__SET TASK__
Reproduce the listing below word for word, with no pictures.

__GIVEN INFORMATION__

_ _ _ _

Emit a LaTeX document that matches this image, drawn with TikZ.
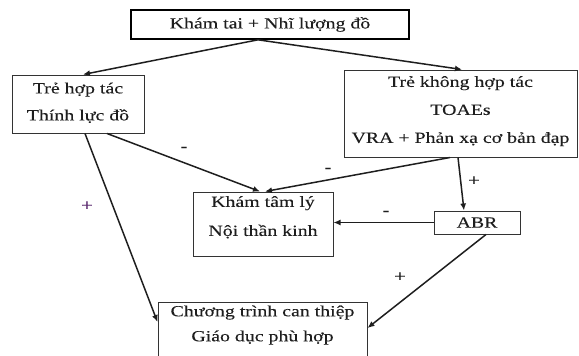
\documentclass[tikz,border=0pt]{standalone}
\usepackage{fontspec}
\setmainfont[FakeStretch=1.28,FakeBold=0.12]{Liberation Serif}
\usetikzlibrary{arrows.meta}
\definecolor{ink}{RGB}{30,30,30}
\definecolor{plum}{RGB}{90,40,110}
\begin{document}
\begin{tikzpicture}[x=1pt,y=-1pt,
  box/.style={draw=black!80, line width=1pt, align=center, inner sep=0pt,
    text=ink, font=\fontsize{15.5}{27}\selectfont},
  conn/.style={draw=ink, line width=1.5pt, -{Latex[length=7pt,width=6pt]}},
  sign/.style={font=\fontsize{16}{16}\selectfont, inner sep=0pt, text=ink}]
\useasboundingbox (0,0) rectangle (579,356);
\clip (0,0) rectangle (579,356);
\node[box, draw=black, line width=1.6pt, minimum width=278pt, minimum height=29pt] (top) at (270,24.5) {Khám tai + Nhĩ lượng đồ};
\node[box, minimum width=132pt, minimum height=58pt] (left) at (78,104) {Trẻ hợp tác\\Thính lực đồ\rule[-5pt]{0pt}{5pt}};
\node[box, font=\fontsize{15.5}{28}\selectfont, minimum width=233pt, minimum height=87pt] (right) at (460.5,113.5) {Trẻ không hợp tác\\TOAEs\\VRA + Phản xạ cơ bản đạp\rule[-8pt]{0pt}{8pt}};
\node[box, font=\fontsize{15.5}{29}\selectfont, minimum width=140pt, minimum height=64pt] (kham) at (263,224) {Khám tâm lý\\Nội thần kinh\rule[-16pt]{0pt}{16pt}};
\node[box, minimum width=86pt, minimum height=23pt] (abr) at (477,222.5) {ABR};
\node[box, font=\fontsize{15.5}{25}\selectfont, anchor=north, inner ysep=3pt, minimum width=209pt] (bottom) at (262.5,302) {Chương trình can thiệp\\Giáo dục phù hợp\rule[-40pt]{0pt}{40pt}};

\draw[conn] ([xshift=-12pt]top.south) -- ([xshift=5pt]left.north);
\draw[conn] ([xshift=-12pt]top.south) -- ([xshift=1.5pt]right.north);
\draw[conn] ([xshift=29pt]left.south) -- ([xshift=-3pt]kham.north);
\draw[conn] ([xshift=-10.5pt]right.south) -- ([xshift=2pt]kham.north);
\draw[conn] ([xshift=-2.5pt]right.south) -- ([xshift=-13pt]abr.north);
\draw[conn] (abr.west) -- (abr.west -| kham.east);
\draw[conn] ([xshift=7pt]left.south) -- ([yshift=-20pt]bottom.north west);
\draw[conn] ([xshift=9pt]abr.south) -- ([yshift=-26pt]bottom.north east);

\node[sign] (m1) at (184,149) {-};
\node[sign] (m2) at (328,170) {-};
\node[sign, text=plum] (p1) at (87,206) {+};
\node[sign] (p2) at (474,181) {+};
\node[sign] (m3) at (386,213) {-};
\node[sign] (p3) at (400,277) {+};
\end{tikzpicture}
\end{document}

_ _ _ _

__RESPONSE__
Emit a LaTeX document that matches this image, drawn with TikZ.
\documentclass[tikz,border=0pt]{standalone}
\usepackage{fontspec}
\setmainfont[FakeStretch=1.28,FakeBold=0.12]{Liberation Serif}
\usetikzlibrary{arrows.meta}
\definecolor{ink}{RGB}{30,30,30}
\definecolor{plum}{RGB}{90,40,110}
\begin{document}
\begin{tikzpicture}[x=1pt,y=-1pt,
  box/.style={draw=black!80, line width=1pt, align=center, inner sep=0pt,
    text=ink, font=\fontsize{15.5}{27}\selectfont},
  conn/.style={draw=ink, line width=1.5pt, -{Latex[length=7pt,width=6pt]}},
  sign/.style={font=\fontsize{16}{16}\selectfont, inner sep=0pt, text=ink}]
\useasboundingbox (0,0) rectangle (579,356);
\clip (0,0) rectangle (579,356);
\node[box, draw=black, line width=1.6pt, minimum width=278pt, minimum height=29pt] (top) at (270,24.5) {Khám tai + Nhĩ lượng đồ};
\node[box, minimum width=132pt, minimum height=58pt] (left) at (78,104) {Trẻ hợp tác\\Thính lực đồ\rule[-5pt]{0pt}{5pt}};
\node[box, font=\fontsize{15.5}{28}\selectfont, minimum width=233pt, minimum height=87pt] (right) at (460.5,113.5) {Trẻ không hợp tác\\TOAEs\\VRA + Phản xạ cơ bản đạp\rule[-8pt]{0pt}{8pt}};
\node[box, font=\fontsize{15.5}{29}\selectfont, minimum width=140pt, minimum height=64pt] (kham) at (263,224) {Khám tâm lý\\Nội thần kinh\rule[-16pt]{0pt}{16pt}};
\node[box, minimum width=86pt, minimum height=23pt] (abr) at (477,222.5) {ABR};
\node[box, font=\fontsize{15.5}{25}\selectfont, anchor=north, inner ysep=3pt, minimum width=209pt] (bottom) at (262.5,302) {Chương trình can thiệp\\Giáo dục phù hợp\rule[-40pt]{0pt}{40pt}};

\draw[conn] ([xshift=-12pt]top.south) -- ([xshift=5pt]left.north);
\draw[conn] ([xshift=-12pt]top.south) -- ([xshift=1.5pt]right.north);
\draw[conn] ([xshift=29pt]left.south) -- ([xshift=-3pt]kham.north);
\draw[conn] ([xshift=-10.5pt]right.south) -- ([xshift=2pt]kham.north);
\draw[conn] ([xshift=-2.5pt]right.south) -- ([xshift=-13pt]abr.north);
\draw[conn] (abr.west) -- (abr.west -| kham.east);
\draw[conn] ([xshift=7pt]left.south) -- ([yshift=-20pt]bottom.north west);
\draw[conn] ([xshift=9pt]abr.south) -- ([yshift=-26pt]bottom.north east);

\node[sign] (m1) at (184,149) {-};
\node[sign] (m2) at (328,170) {-};
\node[sign, text=plum] (p1) at (87,206) {+};
\node[sign] (p2) at (474,181) {+};
\node[sign] (m3) at (386,213) {-};
\node[sign] (p3) at (400,277) {+};
\end{tikzpicture}
\end{document}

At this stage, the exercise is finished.